How Will We Do When the Next Hurricane Strikes? Not So Well, Disaster Professor Believes

September 14, 2005

Our nation’s disaster response to Hurricane Katrina was awful, says a University of Richmond disaster sciences professor, but responses to future events might be no better, he believes.

That’s because we have a history of not responding well, according to Walter G. Green III, associate professor of emergency services at the university’s School of Continuing Studies. “Our response to Katrina was no better but not significantly worse” than responses to previous catastrophes.

“We’re in a mess,” Green said. “But the response to New Orleans is not a lot different from the response to major events throughout United States history, event after event.”

It just looked worse, Green said, because of the heightened expectations from the reorganization of Homeland Security and the infusion of money and because of the size and scope of Hurricane Katrina.

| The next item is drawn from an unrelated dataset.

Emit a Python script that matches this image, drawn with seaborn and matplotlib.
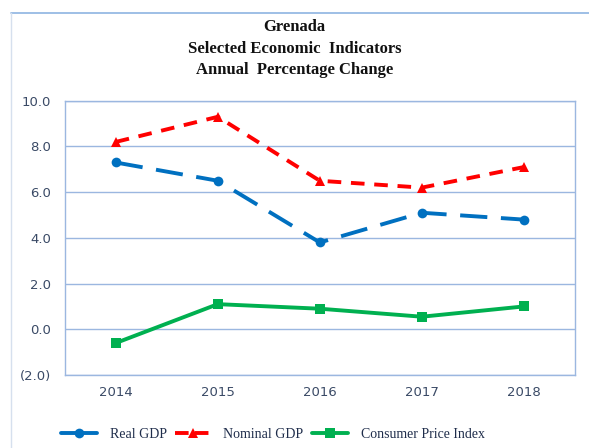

But “in spite of the largest federal re-organization in the county’s history and the allocation of billions of dollars into homeland defense, our response in point of fact was no better” than in the past, Green said. But it was probably no worse, either, than response to such cataclysmic events as the 1900 Galveston Hurricane, the 1906 San Francisco earthquake or the 1927 Mississippi Flood.

Why? Green believes it’s a seeming inability or refusal of politicians to focus on the future. “We’re always overtaken by today’s crisis,” Green says, from local to state to federal. “Local officials, for example, who repair potholes and pick up the trash today, get reelected. Visionaries get voted out of office.” Politicians know that planning for future events that may take place on someone else’s watch takes away time and money from solving today’s problems.

But after Katrina, won’t it get better? “Katrina has been a disaster for the Bush administration and for my profession,” Green said. “I’d love to say, yes, it will get better, and I wouldn’t want people to say I’m a cynic. But I am.”

“After the recriminations, the finger pointing, the promises to do better, something more immediate than disaster planning will negate the lessons we should have learned,” Green says. “We don’t get big events.”

We won’t understand them any time soon, either, he says, until we make response to disasters a priority. Terrorism is sexy, but the time and money spent fighting it is way out of proportion to its threat, Green believes. Historically, disasters have occurred more often and done more damage than terrorist acts.

We also won’t be able to cope with disasters until elected leadership listens to emergency managers and until Americans start trusting their political leaders, says Green. “Until we listen to career disaster managers, who understand the range of problems, results will always be unfortunate.”

Green teaches emergency services management and disaster science to undergraduates and graduate students in the university’s School of Continuing Studies. His Disaster Database Project tracks the global history of disasters from hurricanes in Florida to the tsunami in the Indian Ocean. It can be found online at cygnet.richmond.edu/is/esm/disaster/.